If the above scenario strikes you as grossly unfair, outrageously Un-American or too shameful to even imagine - then you have more dignity, moral fortitude and respect for the American ideal of fair play than the nearly one dozen GOP governors and hundreds of Republican state legislators who have passed game fixing voter ID laws specifically for partisan advantage. Let there be no confusion, the GOP is trying to “fix” the 2012 presidential election. According to the nonpartisan Brennan Center for Justice, since 2010 Republican officeholders have introduced 180 bills to restrict voting rights.
Somehow, GOP leaders have convinced themselves that disenfranchising millions of American voters is an acceptable political exercise.
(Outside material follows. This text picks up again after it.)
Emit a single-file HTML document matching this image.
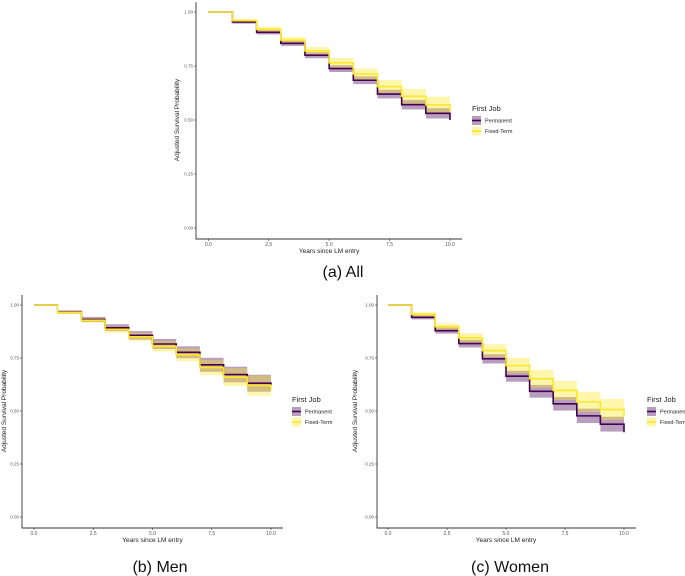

As a pretext for their actions, they claim to be protecting the integrity of American elections. And, voter ID laws are not the only game fixing tactics that Republican leaders have pulled out of their voter assault arsenal. In Maine the GOP controlled legislature eliminated election day voter registration. In Florida GOP legislators passed a law that hindered voter registration drives. In both instances the victories were short lived. Voters in Maine overturned the legislature’s banning of election day voter registration and in Florida a federal judge has struck down the parts of the law that were intended to impede registration of new voters.
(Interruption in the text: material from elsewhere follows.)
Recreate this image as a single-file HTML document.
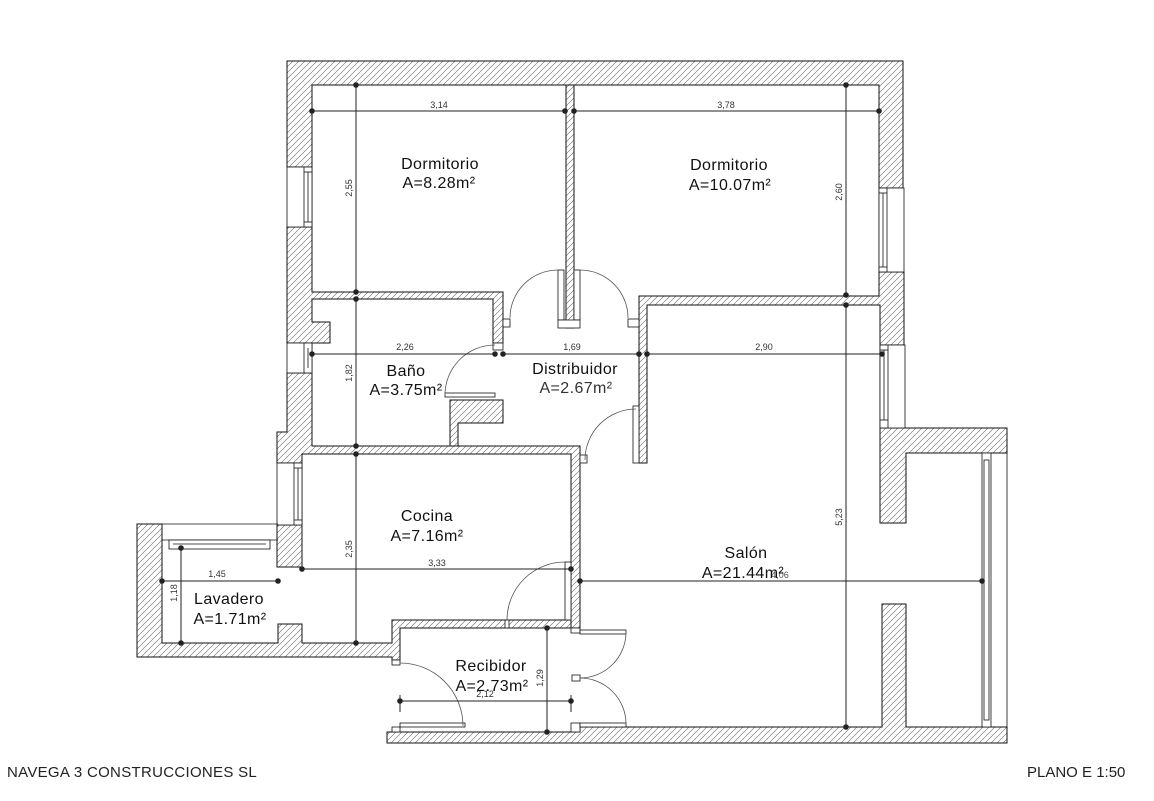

Football is an all American sport. We expect each game to be played on an even playing field that does not provide an advantage or disadvantage for either team. But, in politics of late the ideal of American fairness and evenhandedness has been muddied. It is not “alright,” no matter what spurious argument is offered by Republican partisans, to tip the scales of American elections to the advantage of one political party. Today’s leaders of the Party of Lincoln have abandoned a quintessential American principle - the principle of victory with honor. Disenfranchising American voters for partisan gain is Un-American. Any electoral win under such convention represents a  hollow victory. A man or woman who  assumes office under a "game fixing" arrangement is contemptuous of democracy and, has no honor.